Na opinião dos pesquisadores, “os resultados são particularmente marcantes porque dizem respeito a atletas de elite, que são os melhores em sua profissão e costumam ter altos rendimentos, além de status social invejável”.

“Mais investigações seriam necessárias para testar o impacto do racismo no desempenho de atletas de ligas inferiores, principalmente entre os jovens, onde se pode imaginar que os impactos da discriminação sejam ainda mais significativos e nocivos”, acrescentam.

“A conclusão do estudo é que o racismo pode causar danos econômicos à indústria do futebol. O futebol, como outros esportes, atrai fãs de todo o mundo que buscam assistir e imitar jogadores extraordinários que atuam além do normal. Quando uma parte significativa dos jogadores não consegue expressar todo o seu potencial, o ‘jogo bonito’ torna-se menos bonito e menos atraente”, concluem.

Entenda o caso

O atacante Vini Jr., do Real Madrid e da Seleção Brasileira, foi, mais uma vez, alvo de insultos racistas na Espanha.

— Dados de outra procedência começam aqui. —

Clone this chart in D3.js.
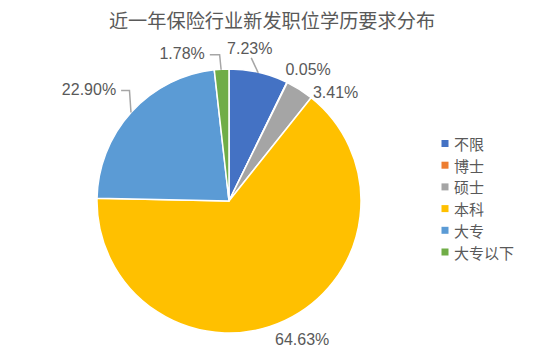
<!DOCTYPE html>
<html>
<head>
<meta charset="utf-8">
<script src="https://cdn.jsdelivr.net/npm/d3@7"></script>
<style>
  html, body { margin: 0; padding: 0; background: #fff; }
  svg { display: block; }
</style>
</head>
<body>
<svg id="chart" width="535" height="361"></svg>
<script>
// Education requirements of new insurance-industry job postings (share, %)
const categories = ["不限", "博士", "硕士", "本科", "大专", "大专以下"];
const shares = [7.23, 0.05, 3.41, 64.63, 22.90, 1.78];
const labelTexts = ["7.23%", "0.05%", "3.41%", "64.63%", "22.90%", "1.78%"];
const title = "近一年保险行业新发职位学历要求分布";

const colors = ["#4472C4", "#ED7D31", "#A5A5A5", "#FFC000", "#5B9BD5", "#70AD47"];

// label offsets (px) from each slice's outer mid-arc point, plus leader style
const labelLayout = [
  { dx: -9,   dy: -23.5, leader: "straight" },
  { dx: 21,   dy: -12.5, leader: "none" },
  { dx: 36,   dy: 3.5,   leader: "none" },
  { dx: 17,   dy: 19.5,  leader: "none" },
  { dx: -42.5, dy: -23,  leader: "elbow" },
  { dx: -39.5, dy: -16,  leader: "elbow" }
];

const svg = d3.select("#chart");
const cx = 229, cy = 201, radius = 132;
const textColor = "#595959";
const latinFont = "'Liberation Sans', Arial, sans-serif";
const cjkFont = "'Noto Sans CJK SC', sans-serif";

svg.append("text")
  .attr("x", 272).attr("y", 28)
  .attr("text-anchor", "middle")
  .attr("font-family", cjkFont)
  .attr("font-size", 19.2)
  .attr("fill", textColor)
  .text(title);

const pie = d3.pie().sort(null).value(d => d);
const arcs = pie(shares);
const arc = d3.arc().innerRadius(0).outerRadius(radius);

const g = svg.append("g").attr("transform", `translate(${cx},${cy})`);

g.selectAll("path.slice")
  .data(arcs)
  .join("path")
  .attr("class", "slice")
  .attr("d", arc)
  .attr("fill", (d, i) => colors[i])
  .attr("stroke", "#fff")
  .attr("stroke-width", 1.5)
  .attr("stroke-linejoin", "round");

// data labels and leader lines
const fontSize = 16;
arcs.forEach((d, i) => {
  const mid = (d.startAngle + d.endAngle) / 2;
  const ex = radius * Math.sin(mid), ey = -radius * Math.cos(mid);
  const lay = labelLayout[i];
  const lx = ex + lay.dx, ly = ey + lay.dy;

  const t = g.append("text")
    .attr("x", lx).attr("y", ly)
    .attr("text-anchor", "middle")
    .attr("dominant-baseline", "central")
    .attr("font-family", latinFont)
    .attr("font-size", fontSize)
    .attr("fill", textColor)
    .text(labelTexts[i]);

  const bb = t.node().getBBox();
  let pts = null;
  if (lay.leader === "straight") {
    pts = [[ex - 0.5, ey + 0.5], [lx + 1.5, ly + 9]];
  } else if (lay.leader === "elbow") {
    const right = bb.x + bb.width;
    pts = [[ex - 0.5, ey + 0.5], [ex - 2, ly + 1.5], [right + 5, ly + 1.5]];
  }
  if (pts) {
    g.insert("path", "text")
      .attr("d", d3.line()(pts))
      .attr("fill", "none")
      .attr("stroke", "#A6A6A6")
      .attr("stroke-width", 1.5);
  }
});

// legend
const legendX = 441.5, legendY0 = 143.5, legendStep = 21.7;
const legend = svg.append("g");
categories.forEach((c, i) => {
  const y = legendY0 + i * legendStep;
  legend.append("rect")
    .attr("x", legendX).attr("y", y - 3.5)
    .attr("width", 7).attr("height", 7)
    .attr("fill", colors[i]);
  legend.append("text")
    .attr("x", legendX + 12.5).attr("y", y)
    .attr("dominant-baseline", "central")
    .attr("font-family", cjkFont)
    .attr("font-size", 15)
    .attr("fill", textColor)
    .text(c);
});
</script>
</body>
</html>
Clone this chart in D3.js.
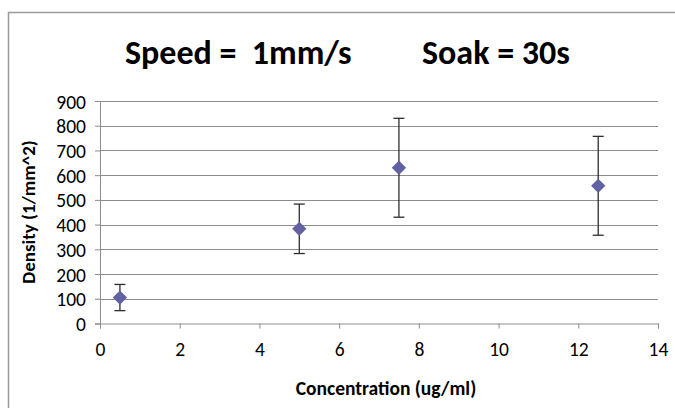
<!DOCTYPE html>
<html>
<head>
<meta charset="utf-8">
<script src="https://cdn.jsdelivr.net/npm/d3@7"></script>
<style>
  body { margin: 0; background: #fff; }
  svg { display: block; }
</style>
</head>
<body>
<svg id="chart" width="675" height="408"></svg>
<script>
// values
const concentration = [0.5, 5, 7.5, 12.5];
const density = [105, 383, 630, 557];
const densityErr = [53, 100, 200, 200];
const xTicks = [0, 2, 4, 6, 8, 10, 12, 14];
const yTicks = [0, 100, 200, 300, 400, 500, 600, 700, 800, 900];
const titleParts = ["Speed =  1mm/s", "Soak = 30s"];
const xLabel = "Concentration (ug/ml)";
const yLabel = "Density (1/mm^2)";

const fontFamily = "Carlito, 'Open Sans', 'Liberation Sans', sans-serif";
const markerColor = "#6262a2";
const gridColor = "#8c8c8c";

const margin = { top: 101, right: 17, bottom: 84.5, left: 100 };
const width = 675, height = 408;
const chartWidth = width - margin.left - margin.right;
const chartHeight = height - margin.top - margin.bottom;

const svg = d3.select("#chart");

// outer border of the chart area
svg.append("rect")
    .attr("x", 8.5).attr("y", 12.5)
    .attr("width", 700).attr("height", 420)
    .style("fill", "none")
    .style("stroke", "#9a9a9a")
    .style("stroke-width", 1.5);

const xScale = d3.scaleLinear().domain([0, 14]).range([0, chartWidth]);
const yScale = d3.scaleLinear().domain([0, 900]).range([chartHeight, 0]);

const chart = svg.append("g")
    .attr("transform", "translate(" + margin.left + "," + margin.top + ")");

// horizontal gridlines
chart.append("g")
    .selectAll("line")
    .data(yTicks.filter(d => d > 0))
    .join("line")
    .attr("x1", 0).attr("x2", chartWidth)
    .attr("y1", d => Math.round(yScale(d)) + 0.5)
    .attr("y2", d => Math.round(yScale(d)) + 0.5)
    .style("stroke", gridColor)
    .style("stroke-width", 1);

const xAxis = d3.axisBottom(xScale)
    .tickValues(xTicks)
    .tickSize(5)
    .tickPadding(14)
    .tickFormat(d3.format("d"));

const yAxis = d3.axisLeft(yScale)
    .tickValues(yTicks)
    .tickSize(5)
    .tickPadding(9)
    .tickFormat(d3.format("d"));

const gx = chart.append("g")
    .attr("transform", "translate(0," + chartHeight + ")")
    .call(xAxis);

const gy = chart.append("g")
    .call(yAxis);

[gx, gy].forEach(g => {
    g.select(".domain").style("stroke", gridColor);
    g.selectAll(".tick line").style("stroke", gridColor);
    g.selectAll("text")
        .style("font-family", fontFamily)
        .style("font-size", "19.5px")
        .style("fill", "#000");
});
gx.selectAll("text").attr("dy", "0.71em");
gy.selectAll("text").attr("dy", "0.36em");

// error bars
const capHalf = 5.5;
const errG = chart.append("g")
    .selectAll("g")
    .data(concentration.map((c, i) => ({ x: c, y: density[i], e: densityErr[i] })))
    .join("g")
    .style("stroke", "#2e2e2e")
    .style("stroke-width", 1.3);

errG.append("line")
    .attr("x1", d => xScale(d.x)).attr("x2", d => xScale(d.x))
    .attr("y1", d => yScale(d.y + d.e)).attr("y2", d => yScale(d.y - d.e));
errG.append("line")
    .attr("x1", d => xScale(d.x) - capHalf).attr("x2", d => xScale(d.x) + capHalf)
    .attr("y1", d => yScale(d.y + d.e)).attr("y2", d => yScale(d.y + d.e));
errG.append("line")
    .attr("x1", d => xScale(d.x) - capHalf).attr("x2", d => xScale(d.x) + capHalf)
    .attr("y1", d => yScale(d.y - d.e)).attr("y2", d => yScale(d.y - d.e));

// diamond markers
chart.append("g")
    .selectAll("path")
    .data(concentration.map((c, i) => ({ x: c, y: density[i] })))
    .join("path")
    .attr("d", d3.symbol().type(d3.symbolDiamond2).size(130))
    .attr("transform", d => "translate(" + xScale(d.x) + "," + yScale(d.y) + ")")
    .style("fill", markerColor);

// title
const title = svg.append("text")
    .attr("y", 64)
    .style("font-family", fontFamily)
    .style("font-weight", "bold")
    .style("font-size", "34px")
    .style("white-space", "pre")
    .style("fill", "#000");
title.append("tspan").attr("x", 125).text(titleParts[0]);
title.append("tspan").attr("x", 422).text(titleParts[1]);

// axis titles
svg.append("text")
    .attr("x", 386)
    .attr("y", 395)
    .attr("text-anchor", "middle")
    .style("font-family", fontFamily)
    .style("font-weight", "bold")
    .style("font-size", "19.5px")
    .text(xLabel);

svg.append("text")
    .attr("transform", "translate(35,212) rotate(-90)")
    .attr("text-anchor", "middle")
    .style("font-family", fontFamily)
    .style("font-weight", "bold")
    .style("font-size", "19px")
    .text(yLabel);
</script>
</body>
</html>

O jogador foi hostilizado por torcedores do Valencia no estádio de Mestalla na tarde deste domingo (21/5).

Nas redes sociais, Vini Jr. se manifestou sobre o ocorrido.

“Não foi a primeira vez, nem a segunda e nem a terceira. O racismo é o normal na La Liga (campeonato espanhol). A competição acha normal, a Federação também e os adversários incentivam. Lamento muito. O campeonato que já foi de Ronaldinho, Ronaldo, Cristiano e Messi hoje é dos racistas”, afirmou.

“Uma nação linda, que me acolheu e que amo, mas que aceitou exportar a imagem para o mundo de um país racista. Lamento pelos espanhois que não concordam, mas hoje, no Brasil, a Espanha é conhecida como um país de racistas. E, infelizmente, por tudo o que acontece a cada semana, não tenho como defender. Eu concordo. Mas eu sou forte e vou até o fim contra os racistas. Mesmo que longe daqui.”, escreveu.